‘Black-ish’ to tackle upcoming election in 1-hour special ahead of season 7 premiere
Matthew A. Cherry is set to direct the 1-hour special that hits ABC on October 4
It’s almost time for black-ish to return for its seventh season on ABC, but the Johnsons will tackle the upcoming election in a two-part special next week.
The series, led by Anthony Anderson, Tracee Ellis Ross, Marsai Martin, and Jenifer Lewis, will present two back-to-back episodes for the 1-hour special on October 4. The episodes will follow the Johnsons as they navigate the upcoming election and will be presented in part as an animated episode. Oscar-winning Hair Love creator Matthew A. Cherry is set to direct.
The season 7 premiere will hit ABC on October 21 and the new season of the series, created by Kenya Barris, promises to continue telling stories that shine a light on current events, addressing the global pandemic, voting, systemic racism, and the movement for social justice and equality.
Check out the teaser:
As if that’s not enough good news, it was also announced on Tuesday that esteemed and award-winning American author and artist Kadir Nelson will paint the Johnson family portrait, serving as the black-ish season 7 key art ahead of the show’s fall premiere.
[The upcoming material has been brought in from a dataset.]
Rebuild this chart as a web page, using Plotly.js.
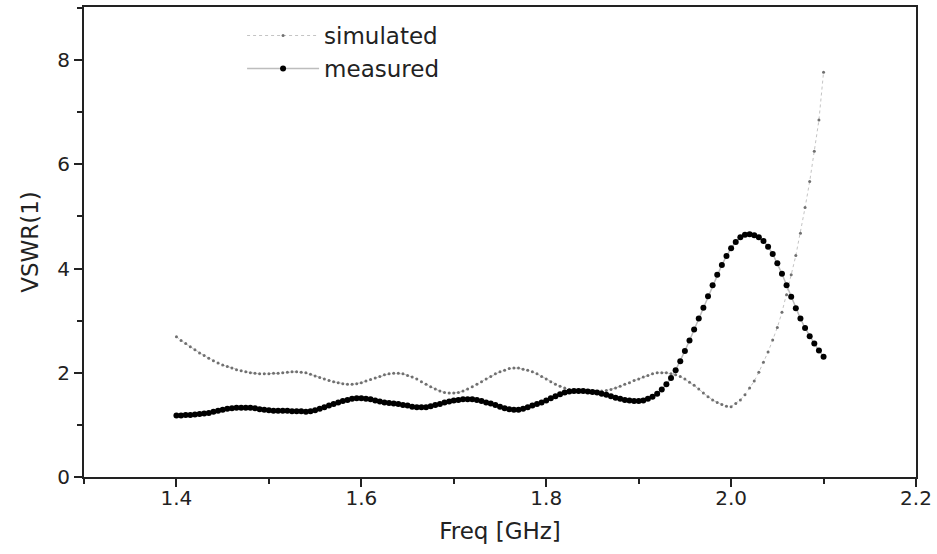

The artwork will be unveiled at a later date.
“I’m thrilled and honored to have been asked to create the key art for ‘black-ish’ on ABC,” said Nelson. “I’m a fan of the show, and it’s especially pleasing to have met and worked with the cast and creatives.
black-ish has historically told the story of the Black experience in America through the lens of the Johnson family, tackling topics such as racism, police brutality and mental health, among others with poignant storytelling. Similarly, Nelson, whose work can be found in the permanent collections of notable institutions including the United States House of Representatives, the Smithsonian’s National Portrait Gallery and the National Museum of African American History and Culture, focuses on historical narratives and heroic subjects in American culture.
“I feel that art’s highest function is that of a mirror that reflects the beauty of the human spirit,” he continued. “I aim to create expressive and emotionally resonant paintings that connect with viewers from all walks of life. I often revisit themes of American history and the journey of the hero. Primarily through two-dimensional oil paintings, I utilize dramatic lighting and perspective, dynamic compositions, robust and subtle palettes, and varied textures to create a visceral visual experience for the viewer.”